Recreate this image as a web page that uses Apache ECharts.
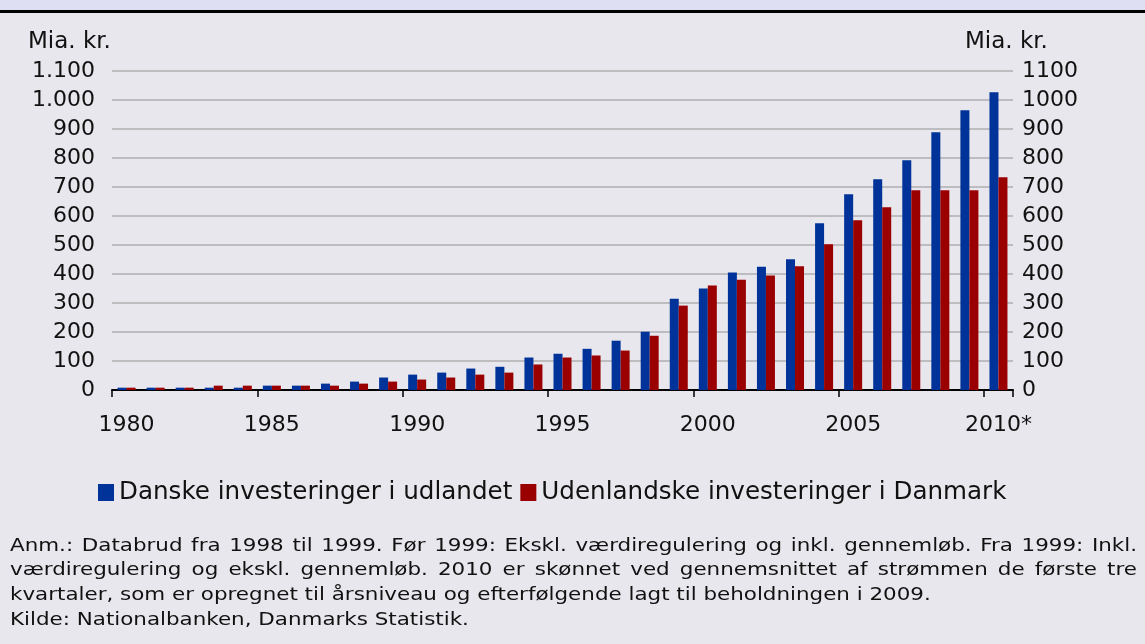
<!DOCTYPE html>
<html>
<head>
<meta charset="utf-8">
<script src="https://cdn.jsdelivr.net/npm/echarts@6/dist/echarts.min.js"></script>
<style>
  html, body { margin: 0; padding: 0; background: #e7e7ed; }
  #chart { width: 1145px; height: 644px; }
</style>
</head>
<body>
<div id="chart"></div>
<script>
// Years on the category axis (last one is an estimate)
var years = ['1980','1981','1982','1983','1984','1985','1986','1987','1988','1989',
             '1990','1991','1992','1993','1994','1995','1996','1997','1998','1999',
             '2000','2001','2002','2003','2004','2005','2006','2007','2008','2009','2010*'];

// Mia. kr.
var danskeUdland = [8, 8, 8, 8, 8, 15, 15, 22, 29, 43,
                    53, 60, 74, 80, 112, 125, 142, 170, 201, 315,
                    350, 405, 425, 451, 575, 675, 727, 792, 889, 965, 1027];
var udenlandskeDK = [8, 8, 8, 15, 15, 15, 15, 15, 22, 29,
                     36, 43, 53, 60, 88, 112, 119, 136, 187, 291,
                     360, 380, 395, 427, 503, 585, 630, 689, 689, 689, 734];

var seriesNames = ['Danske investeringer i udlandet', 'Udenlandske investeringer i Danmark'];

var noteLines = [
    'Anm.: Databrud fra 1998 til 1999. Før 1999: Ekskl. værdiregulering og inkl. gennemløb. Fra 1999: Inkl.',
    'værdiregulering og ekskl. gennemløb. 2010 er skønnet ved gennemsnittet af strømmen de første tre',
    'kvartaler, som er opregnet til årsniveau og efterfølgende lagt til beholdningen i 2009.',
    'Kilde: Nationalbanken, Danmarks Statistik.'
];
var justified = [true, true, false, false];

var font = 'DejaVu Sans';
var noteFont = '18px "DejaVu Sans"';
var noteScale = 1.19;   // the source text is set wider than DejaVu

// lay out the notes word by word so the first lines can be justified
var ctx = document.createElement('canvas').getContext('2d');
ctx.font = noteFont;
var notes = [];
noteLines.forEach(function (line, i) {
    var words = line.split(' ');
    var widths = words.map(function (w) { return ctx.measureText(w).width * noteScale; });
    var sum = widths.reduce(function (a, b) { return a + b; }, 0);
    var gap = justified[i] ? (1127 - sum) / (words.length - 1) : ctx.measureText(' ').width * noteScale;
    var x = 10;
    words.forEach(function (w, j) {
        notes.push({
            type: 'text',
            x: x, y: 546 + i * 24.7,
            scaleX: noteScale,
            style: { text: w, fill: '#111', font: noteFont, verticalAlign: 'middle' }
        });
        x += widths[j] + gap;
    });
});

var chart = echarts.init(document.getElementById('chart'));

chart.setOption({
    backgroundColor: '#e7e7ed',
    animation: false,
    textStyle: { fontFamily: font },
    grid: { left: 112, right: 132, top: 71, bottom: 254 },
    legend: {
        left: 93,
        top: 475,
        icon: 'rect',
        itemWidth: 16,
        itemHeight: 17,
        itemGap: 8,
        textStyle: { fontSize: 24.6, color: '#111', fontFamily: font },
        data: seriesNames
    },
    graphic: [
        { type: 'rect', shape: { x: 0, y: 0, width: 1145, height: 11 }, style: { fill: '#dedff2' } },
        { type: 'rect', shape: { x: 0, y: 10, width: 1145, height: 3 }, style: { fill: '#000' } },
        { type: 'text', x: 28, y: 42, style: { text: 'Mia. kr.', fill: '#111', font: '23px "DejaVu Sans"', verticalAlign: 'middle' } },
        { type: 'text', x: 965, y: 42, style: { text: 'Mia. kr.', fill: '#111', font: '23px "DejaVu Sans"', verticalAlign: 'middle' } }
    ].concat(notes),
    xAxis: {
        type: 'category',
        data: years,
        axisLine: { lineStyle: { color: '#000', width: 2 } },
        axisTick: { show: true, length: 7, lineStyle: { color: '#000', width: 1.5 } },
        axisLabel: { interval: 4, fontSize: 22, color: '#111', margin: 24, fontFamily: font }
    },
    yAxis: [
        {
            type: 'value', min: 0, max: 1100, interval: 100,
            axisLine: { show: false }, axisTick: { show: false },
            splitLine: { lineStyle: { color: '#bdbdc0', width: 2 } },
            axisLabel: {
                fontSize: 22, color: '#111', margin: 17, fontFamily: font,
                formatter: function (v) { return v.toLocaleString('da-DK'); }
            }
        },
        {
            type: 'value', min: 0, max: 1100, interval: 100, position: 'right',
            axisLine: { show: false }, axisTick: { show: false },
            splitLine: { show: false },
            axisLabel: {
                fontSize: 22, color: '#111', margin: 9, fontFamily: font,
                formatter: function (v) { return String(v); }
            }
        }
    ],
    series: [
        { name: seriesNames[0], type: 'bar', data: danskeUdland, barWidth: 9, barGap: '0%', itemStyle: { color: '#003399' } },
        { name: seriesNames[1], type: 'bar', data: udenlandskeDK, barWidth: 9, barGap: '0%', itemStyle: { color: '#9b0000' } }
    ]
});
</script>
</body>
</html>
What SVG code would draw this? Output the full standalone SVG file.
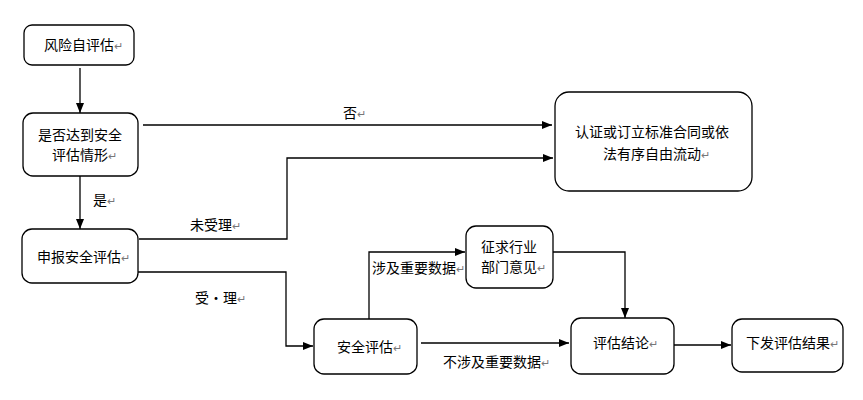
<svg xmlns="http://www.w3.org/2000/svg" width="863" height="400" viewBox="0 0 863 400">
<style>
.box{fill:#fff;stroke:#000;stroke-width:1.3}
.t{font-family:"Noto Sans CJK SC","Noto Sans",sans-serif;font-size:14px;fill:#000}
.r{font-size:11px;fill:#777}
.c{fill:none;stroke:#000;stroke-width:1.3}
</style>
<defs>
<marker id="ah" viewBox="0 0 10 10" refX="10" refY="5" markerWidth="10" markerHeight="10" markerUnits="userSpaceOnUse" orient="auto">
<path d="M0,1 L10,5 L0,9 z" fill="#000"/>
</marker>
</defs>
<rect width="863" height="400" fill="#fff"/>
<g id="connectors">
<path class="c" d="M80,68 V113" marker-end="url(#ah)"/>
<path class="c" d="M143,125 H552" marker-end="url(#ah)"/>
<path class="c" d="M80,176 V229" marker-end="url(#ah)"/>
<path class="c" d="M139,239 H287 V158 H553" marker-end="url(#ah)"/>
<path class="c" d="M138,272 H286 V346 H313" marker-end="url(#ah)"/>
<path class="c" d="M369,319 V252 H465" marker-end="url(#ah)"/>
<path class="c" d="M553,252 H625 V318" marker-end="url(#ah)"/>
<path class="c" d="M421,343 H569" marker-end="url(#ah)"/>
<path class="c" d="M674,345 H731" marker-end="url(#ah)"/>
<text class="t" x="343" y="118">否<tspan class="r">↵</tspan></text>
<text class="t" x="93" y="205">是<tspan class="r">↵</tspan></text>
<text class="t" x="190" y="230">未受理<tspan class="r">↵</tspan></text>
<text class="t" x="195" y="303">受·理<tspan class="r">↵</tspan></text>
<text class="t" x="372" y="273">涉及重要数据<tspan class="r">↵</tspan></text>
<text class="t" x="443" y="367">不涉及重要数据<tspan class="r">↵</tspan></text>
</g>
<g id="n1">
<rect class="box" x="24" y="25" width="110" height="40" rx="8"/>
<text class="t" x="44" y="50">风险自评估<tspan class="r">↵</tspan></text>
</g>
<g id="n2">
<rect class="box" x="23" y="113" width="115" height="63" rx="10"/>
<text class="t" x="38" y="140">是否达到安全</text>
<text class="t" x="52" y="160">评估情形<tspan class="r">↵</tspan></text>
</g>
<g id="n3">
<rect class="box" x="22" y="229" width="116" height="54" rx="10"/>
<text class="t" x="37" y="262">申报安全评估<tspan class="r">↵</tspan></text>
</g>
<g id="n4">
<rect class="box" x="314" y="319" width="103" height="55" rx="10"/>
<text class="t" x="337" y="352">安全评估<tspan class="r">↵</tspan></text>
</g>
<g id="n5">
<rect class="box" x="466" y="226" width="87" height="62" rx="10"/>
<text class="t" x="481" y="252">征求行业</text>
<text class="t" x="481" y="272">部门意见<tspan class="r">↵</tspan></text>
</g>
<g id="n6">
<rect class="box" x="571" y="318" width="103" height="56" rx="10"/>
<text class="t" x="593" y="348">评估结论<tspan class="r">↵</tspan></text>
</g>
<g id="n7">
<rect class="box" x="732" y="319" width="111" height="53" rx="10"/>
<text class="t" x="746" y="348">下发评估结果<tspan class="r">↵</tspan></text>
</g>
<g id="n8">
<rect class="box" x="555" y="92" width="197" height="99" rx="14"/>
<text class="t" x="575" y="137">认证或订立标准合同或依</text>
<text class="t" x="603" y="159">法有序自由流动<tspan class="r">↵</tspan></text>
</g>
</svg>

Exercise
Which lines hold the word "this"? Show each one.

Complete answer
Recreate this image as a web page that uses Apache ECharts.
What SVG code would draw this? Output the full standalone SVG file.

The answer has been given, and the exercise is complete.